Por el festival, me entero también de que, allá por el siglo XV, vivía en el barrio mi paisano Antón de Montoro , el mejor escriba que ha dado la localidad por encima incluso de Terrín Benavides , que es el vate que nunca será reconocido por los modernos de Agredano en Cosmopoética. Antón era conocido por ser ropavejero, escritor con mala leche y converso a mucha honra. En la calleja que se ve desde mi ventana, compuso letrillas mandando al guano al poder y brindando por las ollas de tocino que se había tenido que comer.

La calleja -como las medianeras- es la chispa de la vida del urbanismo tradicional cordobés. La vida en una se convierte, se quiera o no, en colectiva. La tortilla de patatas de una vecina, que le ha salido buenísima, es un poco la de todos. El desamor del que reside al lado es el corazón roto de toda la calle. La conversación de la joven es la cita en el Góngora de cuantos la escuchan. La calleja estrecha las distancias y aporta información relevante de todos cuantos por allí pasan gracias a un sistema de inteligencia que ni el KGB y el Mossad juntos.

La calleja, sin embargo, es maltratada. Muchos cordobeses celebran la existencia de ese abrigo protector dejando huellas de su ADN. Es decir, dejando sus aguas menores y mayores: el fruto de su vientre en general. Tanto hay que celebrar las callejas como recordar a los que se dedican a mancillarlas con sus restos o los de sus perritos. Parece que algunos tienen en esos requiebros que da la ciudad el escenario idóneo de sus alivios, el sitio de su recreo, la sombra correcta para dar por saco. Si encima tienen cerca un local nocturno o llega mayo, parece que la gente, en su casa, nunca mea. Siempre hay un lugar recóndito y exótico para dejar constancia de lo bien que orina el personal cuando cree que nadie mira.

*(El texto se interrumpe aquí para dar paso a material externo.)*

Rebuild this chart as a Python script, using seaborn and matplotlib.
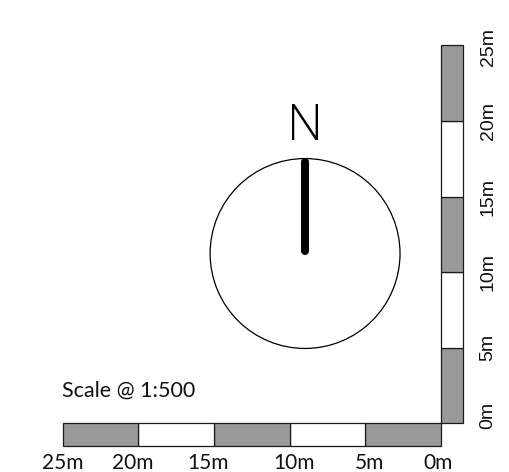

Las callejas de Córdoba deberían oler a macetas, a tierra fresca, a cocido. Pero a lo que huelen es a meados. Porque siempre hay un guarro con urgencia, una nena que no llega, uno que se ha tomado más cubalibres de la cuenta. Y resulta que allí, en esos lugares de cal y salamanquesas, de fresco y sombras, vive gente que está hasta las narices de tener que salir de casa con carita de asco por tanto marrano como anda suelto.